Wake Ed

General Assembly blamed for Wake County school budget woes

Wake County school leaders and school supporters are trying to portray the state as the bad guy for putting the district in the situation where it may ask for a $48.3 million local funding increase.

During Tuesday’s school board work session and budget public hearing, the General Assembly was repeatedly accused of not providing enough funding to help North Carolina’s largest school district meet its needs. Wake Superintendent Jim Merrill has proposed asking the Wake County Board of Commissioners for $48.3 million more – $27 million of it for pay raises for employees, traditionally a responsibility of the state.

On one side is a a largely liberal Democratic school board and its supporters. On the other side is a largely conservative Republican-led state legislature.
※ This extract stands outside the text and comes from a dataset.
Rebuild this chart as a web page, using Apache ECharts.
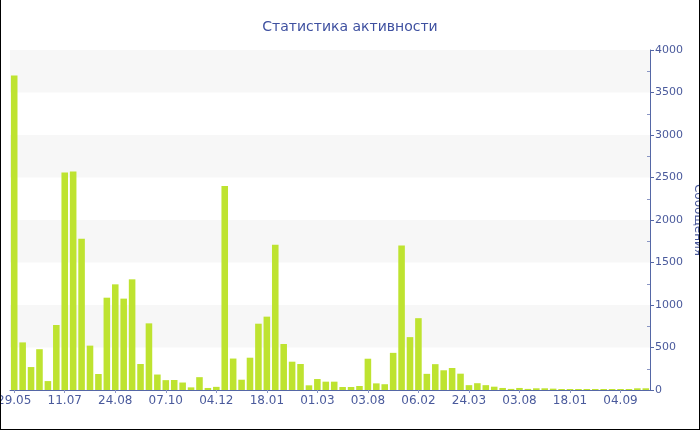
<!DOCTYPE html>
<html>
<head>
<meta charset="utf-8">
<script src="https://cdn.jsdelivr.net/npm/echarts@6/dist/echarts.min.js"></script>
<style>
html,body{margin:0;padding:0;background:#fff;overflow:hidden;}
#chart{position:absolute;left:0;top:0;width:700px;height:430px;}
#frame{position:absolute;left:0;top:-1px;width:700px;height:431px;box-sizing:border-box;border:1px solid #000;pointer-events:none;}
</style>
</head>
<body>
<div id="chart"></div>
<div id="frame"></div>
<script>
const titleText = 'Статистика активности';
const axisName = 'Сообщения';
const categories = [
  '29.05','05.06','12.06','19.06','26.06','04.07',
  '11.07','18.07','25.07','01.08','08.08','16.08',
  '24.08','31.08','07.09','14.09','21.09','29.09',
  '07.10','17.10','27.10','06.11','15.11','25.11',
  '04.12','10.12','17.12','24.12','31.12','09.01',
  '18.01','25.01','01.02','08.02','15.02','22.02',
  '01.03','26.03','20.04','15.05','09.06','05.07',
  '03.08','03.09','04.10','04.11','05.12','05.01',
  '06.02','13.02','20.02','27.02','06.03','15.03',
  '24.03','15.04','07.05','29.05','20.06','12.07',
  '03.08','01.09','29.09','27.10','24.11','22.12',
  '18.01','26.02','06.04','15.05','24.06','25.07',
  '04.09','02.10','30.10','27.11'
];
const messages = [
  3700,560,270,480,105,765,2560,2570,1780,522,
  188,1086,1243,1075,1302,306,784,182,116,118,
  88,31,151,24,37,2400,370,121,380,780,
  863,1710,541,333,306,55,129,98,98,35,
  35,47,368,78,68,437,1699,622,845,190,
  304,232,259,192,57,80,57,39,24,13,
  24,13,20,20,16,12,12,12,12,12,
  12,12,12,12,20,20
];
const yMin = 0, yMax = 4000, yStep = 500;

const txt = '#4a5a9c';
const axisCol = '#5567a6';
const gridBox = {left: 10, right: 50, top: 50, bottom: 40, containLabel: false, outerBoundsMode: 'none'};
const chart = echarts.init(document.getElementById('chart'), null, {renderer:'canvas'});
chart.setOption({
  animation: false,
  title: {
    text: titleText, left: 'center', top: 15,
    textStyle: {fontFamily: 'DejaVu Sans', fontSize: 14, fontWeight: 'normal', color: '#3e50a0'}
  },
  grid: [Object.assign({}, gridBox), Object.assign({}, gridBox)],
  xAxis: [{
    type: 'category', data: categories, boundaryGap: true, gridIndex: 0,
    axisLine: {lineStyle: {color: axisCol, width: 1}},
    axisTick: {show: true, interval: 5, alignWithLabel: true, length: 3, lineStyle: {color: '#8a96c4'}},
    axisLabel: {interval: 5, margin: 5, fontFamily: 'DejaVu Sans', fontSize: 12, color: txt},
    splitLine: {show: false}
  }, {
    type: 'category', data: categories, gridIndex: 1, show: false
  }],
  yAxis: [{
    type: 'value', position: 'right', min: yMin, max: yMax, interval: yStep, gridIndex: 0,
    name: axisName, nameLocation: 'middle', nameRotate: -90, nameGap: 42, nameMoveOverlap: false,
    nameTextStyle: {fontFamily: 'DejaVu Sans', fontSize: 12, color: txt},
    axisLine: {show: true, lineStyle: {color: axisCol, width: 1}},
    axisTick: {show: true, length: 4, lineStyle: {color: axisCol}},
    axisLabel: {margin: 5, fontFamily: 'DejaVu Sans', fontSize: 11, color: txt, formatter: v => String(v)},
    splitLine: {show: false},
    splitArea: {show: true, areaStyle: {color: ['#ffffff', '#f7f7f7']}}
  }, {
    type: 'value', position: 'right', min: yMin, max: yMax, interval: yStep, gridIndex: 1,
    axisLine: {show: false}, axisLabel: {show: false},
    axisTick: {show: false, inside: true},
    minorTick: {show: true, splitNumber: 2, length: 3, lineStyle: {color: '#8a96c4'}},
    splitLine: {show: false}, splitArea: {show: false}
  }],
  series: [{
    type: 'bar', data: messages, xAxisIndex: 0, yAxisIndex: 0,
    barCategoryGap: '22%',
    itemStyle: {color: '#bee330'}
  }]
});
</script>
</body>
</html>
“The elephant in the room with this budget is the county picking up a significant amount of the state’s responsibilities – and that is salaries,” school board Vice Chairman Tom Benton said during the budget work session. “The bottom line is that we can increase instructional supplies, we can increase programs, we can do studies to look at equity issues, but if we don’t take the steps to maintain a highly qualified, highly trained staff, none of that is going to do us any good.

“We can build the best schools in the state, but if we don’t take steps to maintain a high-quality staff, then all of those are show.”

Benton said there is a crisis situation with teachers and that the question isn’t why Wake is stepping up, but why the state is not. The General Assembly has raised pay for new and less experienced teachers, but has been criticized for trying to take away career status, also called tenure, and not doing as much to raise pay for veteran educators.

“I’m hoping that when people do question the amount of the request – and that with 50 percent of it approximately being in salaries – that they understand the predicament that the state has put Wake County in,” Benton said. “Thank goodness we’re in a county that might can do something about that.”

The theme was picked up by several speakers at the school board’s budget public hearing. In addition to railing against the state, they pledged to show up at the June 1 budget public hearings scheduled by the Wake County Board of Commissioners.

While the commissioners are now all Democrats, the prospect of raising taxes to prove a record $48.3 million increase in school funding is giving them pause.

Angela Scioli, a social studies teacher at Leesville Road High School in Raleigh, brought Tuesday the signatures of more than 100 teachers and staff at the school showing their support for the school budget. Scioli said she’d bring those signatures when commissioners hear from the public about the budget on June 1.

“We will be letting them know that we are in full support of your efforts and consider this to be a rare opportunity to right some of the wrongs of recent state legislation related to funding and pay,” Scioli said. “I only wish every county in our state could share our good fortune of having elected progressive, forward-thinking officials who know the importance of public education and the role it plays in ensuring our American meritocracy and democracy.”

Larry Nilles, president of WAKE NCAE, blamed Wake’s school budget woes on state legislators “who have made intentional decisions to underfund our public schools to force people like you to make decisions like this so that they can keep their jobs and they can get their friends elected when they change the rules of the game.”

“This is our chance to push back against a destructive and deliberate agenda,” Nilles said. “I know you all want to do it. I think you can and we’ll all be there with you on June 1st when we have to beg that other board for the money.”

Other speakers at the budget hearing include people who’ve attended Moral Monday rallies against the General Assembly and who’ve filed lawsuits challenging the legislature’s new election maps for the Wake school board and commissioners.